Dataset content
** START **

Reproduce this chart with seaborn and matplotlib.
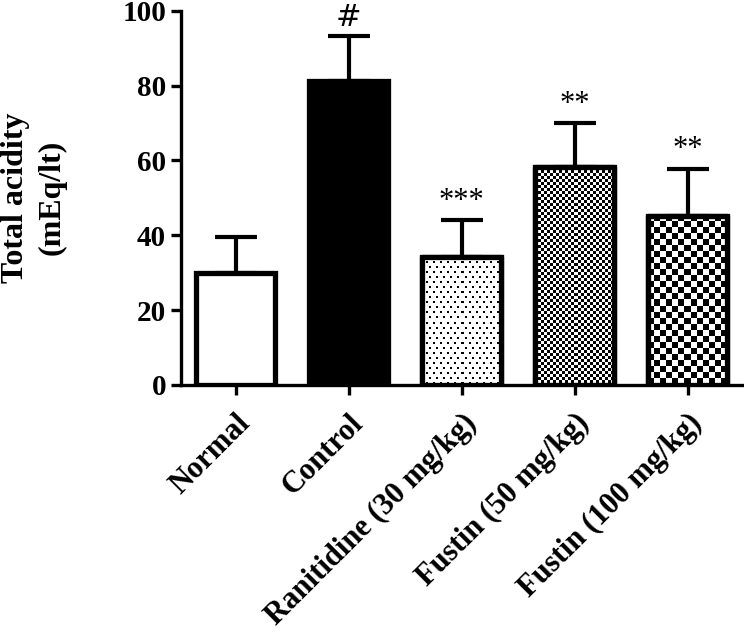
import numpy as np
import matplotlib
matplotlib.use('Agg')
import matplotlib.pyplot as plt
import matplotlib.patches as mpatches
import seaborn as sns

# Data
groups = ['Normal', 'Control', 'Ranitidine (30 mg/kg)', 'Fustin (50 mg/kg)', 'Fustin (100 mg/kg)']
means = [30.0, 81.2, 34.3, 58.2, 45.2]
errors = [9.6, 12.1, 9.8, 11.8, 12.6]
marks = ['', '#', '***', '**', '**']

# Fill style per bar: 'white', 'black', 'dots', 'fine', 'coarse'
fills = ['white', 'black', 'dots', 'fine', 'coarse']

sns.set_style('ticks')
plt.rcParams['font.family'] = ['Liberation Serif', 'DejaVu Serif']
plt.rcParams['font.weight'] = 'bold'
for k in ['axes.edgecolor', 'xtick.color', 'ytick.color', 'text.color',
          'axes.labelcolor', 'xtick.labelcolor', 'ytick.labelcolor']:
    plt.rcParams[k] = 'black'

fig = plt.figure(figsize=(7.44, 6.33), dpi=100)
ax = fig.add_axes([0.243, 0.392, 0.757, 0.591])

sns.barplot(x=groups, y=means, color='white', edgecolor='black',
            linewidth=3.8, errorbar=None, width=0.7, ax=ax, zorder=2)

ax.set_xlim(-0.487, 4.5)
ax.set_ylim(0, 100)


def pattern(kind, nx, ny):
    yy, xx = np.indices((ny, nx))
    if kind == 'dots':
        shift = ((yy // 5) % 2) * 3
        return ((yy % 5 < 2) & ((xx + shift) % 7 < 2)).astype(float)
    if kind == 'fine':
        return (((xx // 3) + (yy // 3)) % 2).astype(float)
    if kind == 'coarse':
        return (((xx // 6) + (yy // 6)) % 2).astype(float)
    return np.zeros((ny, nx))


for p, kind in zip(ax.patches, fills):
    if kind == 'black':
        p.set_facecolor('black')
        continue
    if kind == 'white':
        continue
    x0, y0 = p.get_x(), p.get_y()
    w, h = p.get_width(), p.get_height()
    (dx0, dy0), (dx1, dy1) = ax.transData.transform([(x0, y0), (x0 + w, y0 + h)])
    nx, ny = int(round(dx1 - dx0)), int(round(dy1 - dy0))
    img = pattern(kind, nx, ny)
    im = ax.imshow(img, extent=(x0, x0 + w, y0, y0 + h), cmap='gray_r',
                   vmin=0, vmax=1, aspect='auto', interpolation='nearest',
                   origin='upper', zorder=2.5)
    im.set_clip_path(p)
    ax.add_patch(mpatches.Rectangle((x0, y0), w, h, fill=False,
                                    edgecolor='black', linewidth=3.8,
                                    joinstyle='round', zorder=3))

xpos = np.arange(len(groups))
eb = ax.errorbar(xpos, means, yerr=[np.zeros(len(errors)), errors], fmt='none',
                 ecolor='black', elinewidth=3.0, capsize=15, capthick=3.0, zorder=1.5)
for cap in eb[1]:
    cap.set_solid_capstyle('round')

for x, m, e, t in zip(xpos, means, errors, marks):
    if t:
        ax.annotate(t, (x, m + e), xytext=(0, 3), textcoords='offset points',
                    ha='center', va='bottom', fontsize=22, fontweight='normal',
                    family=['DejaVu Sans'] if t == '#' else ['Liberation Serif'],
                    annotation_clip=False)

ax.set_xlim(-0.487, 4.5)
ax.set_ylim(0, 100)
ax.set_yticks([0, 20, 40, 60, 80, 100])
ax.set_ylabel('Total acidity\n(mEq/lt)', fontsize=23, fontweight='bold', linespacing=1.35)
ax.yaxis.set_label_coords(-0.202, 0.5)
ax.tick_params(axis='both', width=2.4, length=7, direction='out', labelsize=21)
ax.set_xticks(xpos)
ax.set_xticklabels(groups, rotation=45, ha='right', rotation_mode='anchor',
                   fontweight='bold', fontsize=22)
ax.tick_params(axis='x', pad=10)
for lab in ax.get_yticklabels():
    lab.set_fontweight('bold')
for s in ['left', 'bottom']:
    ax.spines[s].set_linewidth(2.4)
sns.despine(ax=ax)

fig.savefig('out.png', dpi=100)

** END **

Task prompt
Repeat the lines exactly as they stand, from the opening line of the data through the line with "fills = ['white', 'black', 'dots', 'fine', 'coarse']". Pictures stay out of the copy.

Answer to the problem
Reproduce this chart with seaborn and matplotlib.
import numpy as np
import matplotlib
matplotlib.use('Agg')
import matplotlib.pyplot as plt
import matplotlib.patches as mpatches
import seaborn as sns

# Data
groups = ['Normal', 'Control', 'Ranitidine (30 mg/kg)', 'Fustin (50 mg/kg)', 'Fustin (100 mg/kg)']
means = [30.0, 81.2, 34.3, 58.2, 45.2]
errors = [9.6, 12.1, 9.8, 11.8, 12.6]
marks = ['', '#', '***', '**', '**']

# Fill style per bar: 'white', 'black', 'dots', 'fine', 'coarse'
fills = ['white', 'black', 'dots', 'fine', 'coarse']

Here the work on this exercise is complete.